Some owners were trying desperately to keep their clubs out of bankruptcy during the 1930s. One method of helping teams in small cities survive was through cross-subsidization, which was typically achieved through revenue sharing. Both leagues had gate-sharing rules. Did such rules provide much succor for struggling teams?
Many people believe gate sharing exists to redress inequalities in revenue and to promote competitive balance. Gate-sharing rules reflect the tension within a professional sports league. Owners are selfinterested, but they also have to consider the effects of their actions upon rival owners. While most industries winnow out the weak, modern sports leagues often prefer to maintain weak clubs. However, some owners, especially of successful teams, appear to downplay or disagree with the “helping the weak” argument. If you owned the New York Yankees, your attitude might be, “I should get a large piece of the pie when I visit Kansas City, since I’m bringing in a strong (well-paid), attractive club.
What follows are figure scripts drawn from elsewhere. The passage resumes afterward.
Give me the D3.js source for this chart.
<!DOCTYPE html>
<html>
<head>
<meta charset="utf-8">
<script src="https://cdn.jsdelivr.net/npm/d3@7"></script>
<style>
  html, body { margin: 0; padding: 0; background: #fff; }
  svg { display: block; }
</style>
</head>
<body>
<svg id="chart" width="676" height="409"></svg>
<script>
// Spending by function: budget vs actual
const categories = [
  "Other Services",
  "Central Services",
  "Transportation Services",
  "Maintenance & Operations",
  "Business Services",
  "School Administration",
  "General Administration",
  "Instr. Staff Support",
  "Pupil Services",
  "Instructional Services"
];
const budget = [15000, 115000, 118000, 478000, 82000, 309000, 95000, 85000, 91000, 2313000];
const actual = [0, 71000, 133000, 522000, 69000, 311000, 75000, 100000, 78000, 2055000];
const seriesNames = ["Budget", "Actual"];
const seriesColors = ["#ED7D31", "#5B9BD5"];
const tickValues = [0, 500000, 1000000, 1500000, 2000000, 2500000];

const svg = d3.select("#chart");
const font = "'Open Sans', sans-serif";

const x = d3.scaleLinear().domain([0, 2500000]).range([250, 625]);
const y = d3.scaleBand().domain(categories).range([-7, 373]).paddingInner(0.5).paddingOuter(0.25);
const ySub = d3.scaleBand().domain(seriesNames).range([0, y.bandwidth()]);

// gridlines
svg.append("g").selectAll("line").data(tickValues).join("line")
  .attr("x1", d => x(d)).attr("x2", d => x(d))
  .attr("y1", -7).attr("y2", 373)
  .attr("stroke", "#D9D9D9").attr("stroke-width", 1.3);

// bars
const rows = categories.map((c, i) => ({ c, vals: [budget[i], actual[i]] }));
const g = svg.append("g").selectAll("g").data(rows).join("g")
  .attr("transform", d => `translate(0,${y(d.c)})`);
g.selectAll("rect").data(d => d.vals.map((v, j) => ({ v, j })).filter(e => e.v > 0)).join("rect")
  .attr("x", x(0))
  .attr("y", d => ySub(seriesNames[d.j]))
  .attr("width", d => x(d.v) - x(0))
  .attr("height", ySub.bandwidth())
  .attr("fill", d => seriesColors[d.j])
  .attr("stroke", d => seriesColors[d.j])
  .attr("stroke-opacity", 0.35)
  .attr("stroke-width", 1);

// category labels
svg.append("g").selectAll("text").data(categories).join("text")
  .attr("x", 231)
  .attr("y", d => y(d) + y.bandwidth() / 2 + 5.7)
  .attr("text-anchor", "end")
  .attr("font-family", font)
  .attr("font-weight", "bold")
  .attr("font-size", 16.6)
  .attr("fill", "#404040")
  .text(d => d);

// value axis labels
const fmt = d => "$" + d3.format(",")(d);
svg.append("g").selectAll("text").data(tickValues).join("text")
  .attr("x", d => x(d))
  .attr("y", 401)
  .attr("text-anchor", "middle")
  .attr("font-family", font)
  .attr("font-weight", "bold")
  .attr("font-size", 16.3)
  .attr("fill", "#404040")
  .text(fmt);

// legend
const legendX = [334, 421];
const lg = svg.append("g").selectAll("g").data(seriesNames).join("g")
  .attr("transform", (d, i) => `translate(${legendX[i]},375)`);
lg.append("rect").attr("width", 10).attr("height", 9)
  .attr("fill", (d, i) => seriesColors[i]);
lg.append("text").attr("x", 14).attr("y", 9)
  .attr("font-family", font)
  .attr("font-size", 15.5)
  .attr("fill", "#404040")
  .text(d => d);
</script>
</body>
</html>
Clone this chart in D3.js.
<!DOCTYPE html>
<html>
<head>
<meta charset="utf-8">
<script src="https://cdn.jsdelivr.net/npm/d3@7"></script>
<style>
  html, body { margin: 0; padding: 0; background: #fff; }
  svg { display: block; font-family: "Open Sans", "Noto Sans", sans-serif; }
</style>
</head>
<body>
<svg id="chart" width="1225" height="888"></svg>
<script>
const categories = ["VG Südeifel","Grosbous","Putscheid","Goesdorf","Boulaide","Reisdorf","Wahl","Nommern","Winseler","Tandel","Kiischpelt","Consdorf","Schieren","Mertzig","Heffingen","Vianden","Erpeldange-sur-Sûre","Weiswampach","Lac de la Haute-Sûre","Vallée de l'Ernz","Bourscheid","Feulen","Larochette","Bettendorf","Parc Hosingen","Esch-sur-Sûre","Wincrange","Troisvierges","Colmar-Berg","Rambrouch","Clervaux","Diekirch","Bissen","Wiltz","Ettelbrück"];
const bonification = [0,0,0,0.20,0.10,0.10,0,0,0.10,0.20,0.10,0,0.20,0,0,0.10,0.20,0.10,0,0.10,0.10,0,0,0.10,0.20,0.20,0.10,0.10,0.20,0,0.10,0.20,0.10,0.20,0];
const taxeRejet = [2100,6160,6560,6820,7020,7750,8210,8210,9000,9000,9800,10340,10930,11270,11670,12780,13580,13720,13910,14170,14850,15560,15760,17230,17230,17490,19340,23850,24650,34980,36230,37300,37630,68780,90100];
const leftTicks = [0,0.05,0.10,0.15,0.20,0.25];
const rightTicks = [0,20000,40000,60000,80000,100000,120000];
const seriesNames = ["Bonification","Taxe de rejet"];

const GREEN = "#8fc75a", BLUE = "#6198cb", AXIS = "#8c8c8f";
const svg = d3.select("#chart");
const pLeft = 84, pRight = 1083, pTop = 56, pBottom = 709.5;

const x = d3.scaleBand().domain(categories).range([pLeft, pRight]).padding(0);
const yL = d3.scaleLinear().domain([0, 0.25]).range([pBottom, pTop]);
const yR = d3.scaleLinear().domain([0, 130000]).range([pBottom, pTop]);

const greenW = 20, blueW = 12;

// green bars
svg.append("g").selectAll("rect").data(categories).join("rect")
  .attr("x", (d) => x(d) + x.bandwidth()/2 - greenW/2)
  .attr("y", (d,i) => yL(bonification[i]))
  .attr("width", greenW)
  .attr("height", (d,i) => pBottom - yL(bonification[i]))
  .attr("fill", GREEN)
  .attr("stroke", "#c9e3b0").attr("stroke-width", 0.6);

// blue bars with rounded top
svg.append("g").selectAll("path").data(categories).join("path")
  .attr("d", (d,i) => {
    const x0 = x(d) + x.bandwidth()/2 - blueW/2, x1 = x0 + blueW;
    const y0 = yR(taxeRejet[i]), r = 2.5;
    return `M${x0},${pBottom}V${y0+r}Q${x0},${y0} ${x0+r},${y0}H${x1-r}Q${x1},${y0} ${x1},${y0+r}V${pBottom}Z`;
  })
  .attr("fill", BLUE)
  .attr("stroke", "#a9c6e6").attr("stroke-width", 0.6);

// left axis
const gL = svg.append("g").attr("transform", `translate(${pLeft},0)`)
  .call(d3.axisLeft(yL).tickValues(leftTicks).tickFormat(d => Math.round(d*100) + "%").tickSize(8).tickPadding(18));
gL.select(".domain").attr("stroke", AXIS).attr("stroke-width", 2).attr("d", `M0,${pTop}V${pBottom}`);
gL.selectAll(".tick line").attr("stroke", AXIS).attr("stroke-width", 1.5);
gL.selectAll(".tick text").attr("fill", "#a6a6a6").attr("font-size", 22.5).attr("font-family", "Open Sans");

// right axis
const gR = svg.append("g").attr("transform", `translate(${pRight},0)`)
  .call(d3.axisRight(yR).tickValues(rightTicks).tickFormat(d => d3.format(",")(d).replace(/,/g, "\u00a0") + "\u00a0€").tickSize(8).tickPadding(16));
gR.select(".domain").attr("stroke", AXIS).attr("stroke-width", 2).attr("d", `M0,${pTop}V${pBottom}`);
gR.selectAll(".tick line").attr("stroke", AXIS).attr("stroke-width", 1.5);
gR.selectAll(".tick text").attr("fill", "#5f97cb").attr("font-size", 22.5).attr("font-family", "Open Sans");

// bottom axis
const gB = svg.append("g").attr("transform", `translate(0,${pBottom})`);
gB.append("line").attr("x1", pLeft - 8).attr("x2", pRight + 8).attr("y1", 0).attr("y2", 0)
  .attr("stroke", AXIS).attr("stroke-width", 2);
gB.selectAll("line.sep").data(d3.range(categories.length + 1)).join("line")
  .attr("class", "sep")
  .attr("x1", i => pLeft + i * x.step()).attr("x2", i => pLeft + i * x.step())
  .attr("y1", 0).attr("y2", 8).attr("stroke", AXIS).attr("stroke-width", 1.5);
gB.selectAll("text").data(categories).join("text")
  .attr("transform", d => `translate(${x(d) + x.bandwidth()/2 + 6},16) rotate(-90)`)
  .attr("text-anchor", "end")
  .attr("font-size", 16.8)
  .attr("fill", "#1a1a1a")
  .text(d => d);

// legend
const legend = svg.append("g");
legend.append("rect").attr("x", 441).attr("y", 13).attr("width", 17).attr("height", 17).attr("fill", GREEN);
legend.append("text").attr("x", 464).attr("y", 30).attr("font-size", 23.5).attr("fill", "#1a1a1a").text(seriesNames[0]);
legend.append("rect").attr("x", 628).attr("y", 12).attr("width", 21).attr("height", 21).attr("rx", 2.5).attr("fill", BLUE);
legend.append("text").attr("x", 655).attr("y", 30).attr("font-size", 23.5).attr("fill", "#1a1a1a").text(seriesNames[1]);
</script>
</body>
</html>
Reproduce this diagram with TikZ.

When the Royals start bringing in a strong, well-drawing club to Yankee Stadium, I’ll be willing to share more revenue.”
The prevailing belief is still that revenue sharing exists to transfer money from wealthy teams (primarily in the biggest cities) to poorer teams (primarily in the smaller cities). Certainly the Great Depression era looms as an era in which revenue sharing would have been of utmost importance.